Offshore staff
THE HAGUE, the Netherlands – Shell has issued updates on its current upstream development programs in its annual report.
Offshore Sarawak, the company expects first oil and gas this year from Phase 2 of the E6 project in the SK308 PSC, and first gas from the Pegaga field in block SK320 by 4Q.
Most of the gas produced offshore Sarawak heads to Malaysia LNG and Shell’s gas-to-liquids plant in Bintulu.
Drilling started last year on Phase 2 of the Malikai project offshore Malaysia, and first oil should follow later in 2021.
Shell has a 16.8% interest in the North Caspian Sea production-sharing agreement which includes the giant Kashagan field in the Kazakh sector of the Caspian Sea.
The Phase 1 development should deliver plateau oil production capacity of around 66,000 boe/d (Shell’s interest) this year, with potential for further increases under later phases.

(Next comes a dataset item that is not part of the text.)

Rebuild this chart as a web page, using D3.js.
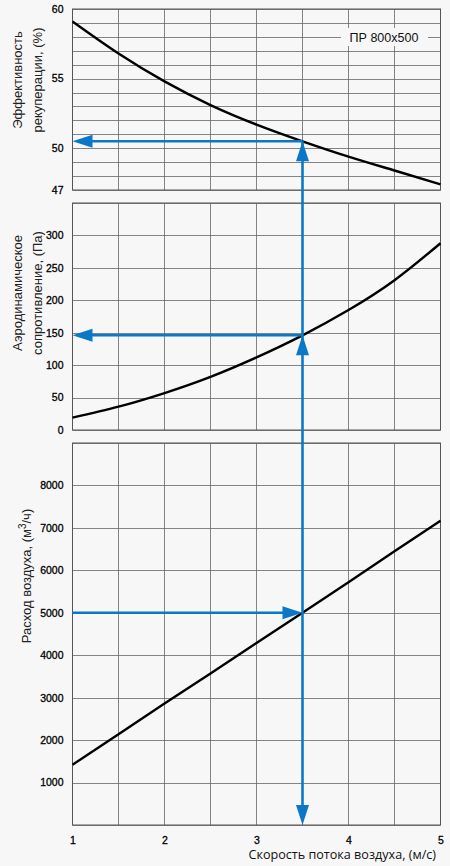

Last summer, Allseas’ Pioneering Spirit removed Shell’s Brent Alpha topsides from the UK northern North Sea, with Heerema Marine Contractors’ Sleipnir vessel subsequently extracting the upper portion of the Brent Alpha jacket.
In July 2020, the UK government approved the Brent Alpha decommissioning program, including derogation to leave in place the Brent Alpha steel jacket footings.
Shell expects a decision before mid-year on proposed derogations to leave in place each of the gravity-based concrete installations serving Brent Bravo, Charlie, and Delta.
Last November, the company agreed to farm out part of its 30% stake in the deepwater round 1.4 block 4 exploration license offshore Mexico to CNOOC. However, the transaction remains subject to regulatory approval.
In Brazil’s Campos basin, Shell was awarded a 100% interest in block C-M-757 last December under the National Petroleum Agency (ANP) permanent offer round, again awaiting ratification.
Also last year, the company agreed to sell its 23% interest in the FPSO P-71, and the deal should be completed shortly.